The Dunes—another citizen-science discovery—appear as parallel green stripes. Their cause remains debated, possibly involving atmospheric gravity waves.
Occasionally, auroras form a theta pattern—a transpolar arc crossing the polar cap, resembling the Greek letter θ. These occur during unusual solar wind conditions and reveal how Earth's magnetosphere can reconfigure into exotic topologies.
Auroral substorms—sudden brightenings and eruptions of aurora—remain incompletely understood. These events release energy stored in the magnetotail through processes not yet fully modeled.
Space missions like NASA's THEMIS and MMS satellites are unraveling substorm physics by making coordinated measurements across the magnetosphere.
Throughout history, auroras inspired myths reflecting cultures' worldviews:
Today, aurora tourism drives economies in high-latitude regions, and aurora photography has become a passionate pursuit for thousands worldwide.
The aurora borealis stands at the intersection of solar physics, magnetospheric dynamics, and atmospheric chemistry—a visible manifestation of the invisible forces connecting Earth to its star. These dancing lights remind us that our planet exists within the Sun's extended atmosphere, constantly bathed in particles and fields emanating from our closest star.
Understanding auroras reveals not just beautiful lights but fundamental processes governing space weather, planetary magnetic fields, and star-planet interactions throughout the universe. On worlds like Jupiter and Saturn, auroras dwarf Earth's displays—driven by planetary rotation and volcanic moons rather than just solar wind.

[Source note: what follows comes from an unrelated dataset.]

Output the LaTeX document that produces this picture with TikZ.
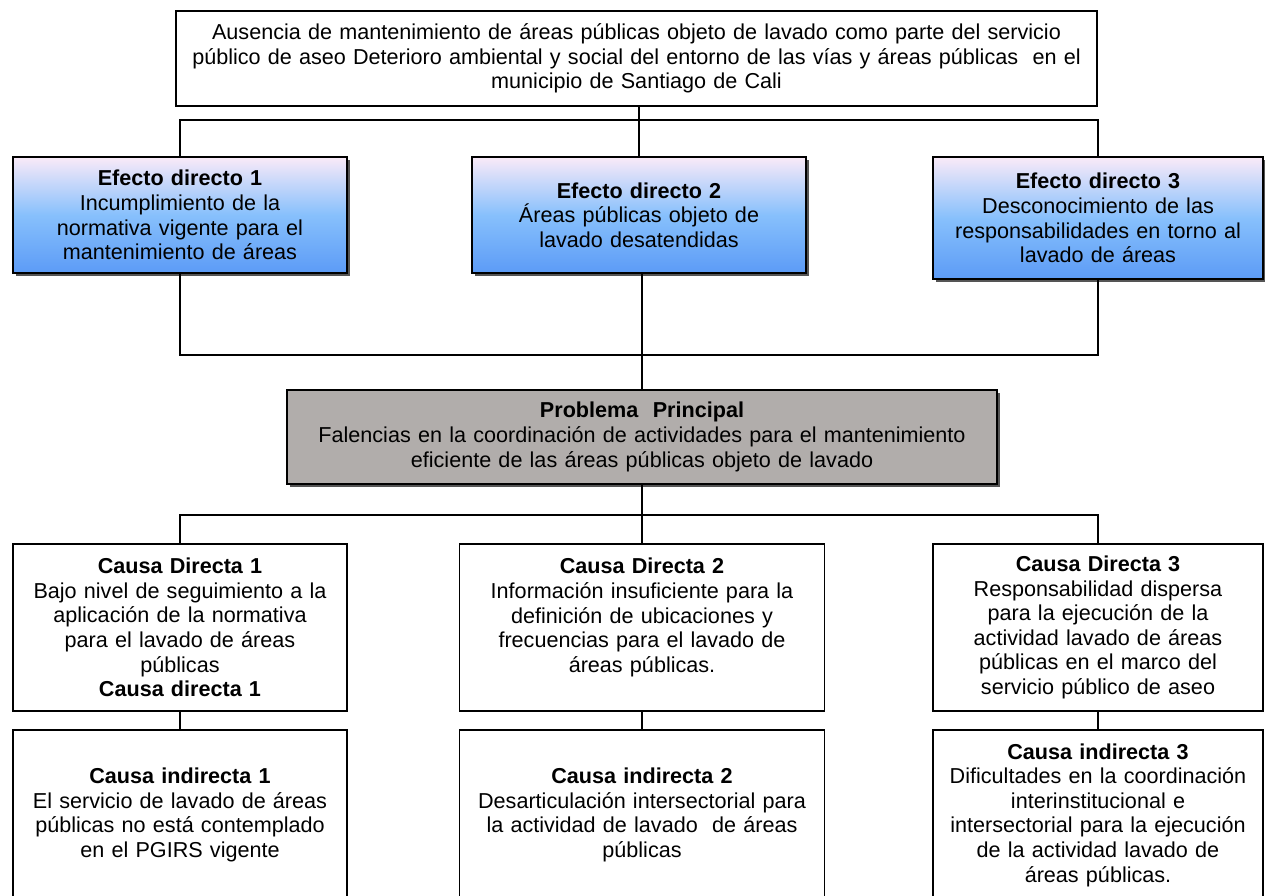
\documentclass[tikz,border=0pt]{standalone}
\usepackage{fontspec}
\setmainfont{Liberation Sans}
\usepackage{tikz}
\usetikzlibrary{positioning, shadows}
\definecolor{miRosa}{RGB}{250, 234, 248}
\definecolor{miCeleste}{RGB}{135, 192, 252}
\definecolor{miAzul}{RGB}{92, 155, 246}
\definecolor{miGris}{RGB}{177, 173, 171}
\definecolor{miSombra}{RGB}{85, 85, 85}

\begin{document}
\begin{tikzpicture}[x=1pt, y=-1pt,
        caja/.style={draw, line width=1.8pt, align=center, inner xsep=5pt, inner ysep=0pt,
            font=\fontsize{21.6}{24.6}\selectfont},
        sombra/.style={drop shadow={shadow xshift=3pt, shadow yshift=-3pt, fill=miSombra, opacity=1}},
        efecto/.style={caja, sombra, top color=miRosa, bottom color=miAzul, middle color=miCeleste},
        problema/.style={caja, sombra, fill=miGris},
        linea/.style={line width=1.8pt}]
        \useasboundingbox (0,0) rectangle (1265,895);
        
        % Fin: efecto general
        \node[caja, text width=911pt, minimum height=95pt] (fin) at (636.5,58.5)
            {Ausencia de mantenimiento de áreas públicas objeto de lavado como parte del servicio\\
             público de aseo Deterioro ambiental y social del entorno de las vías y áreas públicas \ en el\\
             municipio de Santiago de Cali};
        
        % Efectos directos
        \node[efecto, text width=324pt, minimum height=116pt] (ef1) at (180,215)
            {\textbf{Efecto directo 1}\\ Incumplimiento de la\\ normativa vigente para el\\ mantenimiento de áreas};
        \node[efecto, text width=324pt, minimum height=116pt] (ef2) at (639,215)
            {\textbf{Efecto directo 2}\\ Áreas públicas objeto de\\ lavado desatendidas};
        \node[efecto, text width=320pt, minimum height=122pt] (ef3) at (1098,218)
            {\textbf{Efecto directo 3}\\ Desconocimiento de las\\ responsabilidades en torno al\\ lavado de áreas};
        
        % Problema principal
        \node[problema, text width=700pt, minimum height=94pt] (prob) at (642,437)
            {\textbf{Problema \ Principal}\\ Falencias en la coordinación de actividades para el mantenimiento\\
             eficiente de las áreas públicas objeto de lavado};
        
        % Causas directas
        \node[caja, text width=324pt, minimum height=167pt] (cd1) at (180,627.5)
            {\textbf{Causa Directa 1}\\ Bajo nivel de seguimiento a la\\ aplicación de la normativa\\
             para el lavado de áreas\\ públicas\\ \textbf{Causa directa 1}};
        \node[caja, text width=355pt, minimum height=167pt] (cd2) at (642,627.5)
            {\textbf{Causa Directa 2}\\ Información insuficiente para la\\ definición de ubicaciones y\\
             frecuencias para el lavado de\\ áreas públicas.\\ \mbox{}};
        \node[caja, text width=320pt, minimum height=167pt] (cd3) at (1098,627.5)
            {\textbf{Causa Directa 3}\\ Responsabilidad dispersa\\ para la ejecución de la\\
             actividad lavado de áreas\\ públicas en el marco del\\ servicio público de aseo};
        
        % Causas indirectas
        \node[caja, text width=324pt, minimum height=170pt] (ci1) at (180,815)
            {\textbf{Causa indirecta 1}\\ El servicio de lavado de áreas\\ públicas no está contemplado\\ en el PGIRS vigente};
        \node[caja, text width=355pt, minimum height=170pt] (ci2) at (642,815)
            {\textbf{Causa indirecta 2}\\ Desarticulación intersectorial para\\ la actividad de lavado \ de áreas\\ públicas};
        \node[caja, text width=320pt, minimum height=170pt] (ci3) at (1098,815)
            {\textbf{Causa indirecta 3}\\ Dificultades en la coordinación\\ interinstitucional e\\
             intersectorial para la ejecución\\ de la actividad lavado de\\ áreas públicas.};
        
        % Conectores
        \draw[linea] (fin.south -| ef2.north) -- (ef2.north);
        \draw[linea] (ef1.north) -- ++(0,-36) -| (ef3.north);
        \draw[linea] (ef1.south) -- ++(0,81) -| (ef3.south);
        \draw[linea] (ef2.south -| prob.north) -- (prob.north);
        \draw[linea] (prob.south -| cd2.north) -- (cd2.north);
        \draw[linea] (cd1.north) -- ++(0,-28) -| (cd3.north);
        \draw[linea] (cd1.south) -- (ci1.north);
        \draw[linea] (cd2.south) -- (ci2.north);
        \draw[linea] (cd3.south) -- (ci3.north);
    \end{tikzpicture}
\end{document}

The next time you witness the aurora's ethereal dance, you're seeing more than photons from excited oxygen atoms. You're witnessing a cosmic connection—a conversation between Sun and Earth, written in light across the sky, revealing the dynamic, interconnected nature of our solar system. In that moment, you stand beneath one of nature's grandest displays, a phenomenon that has awed humans throughout our history and will continue to inspire wonder for generations to come.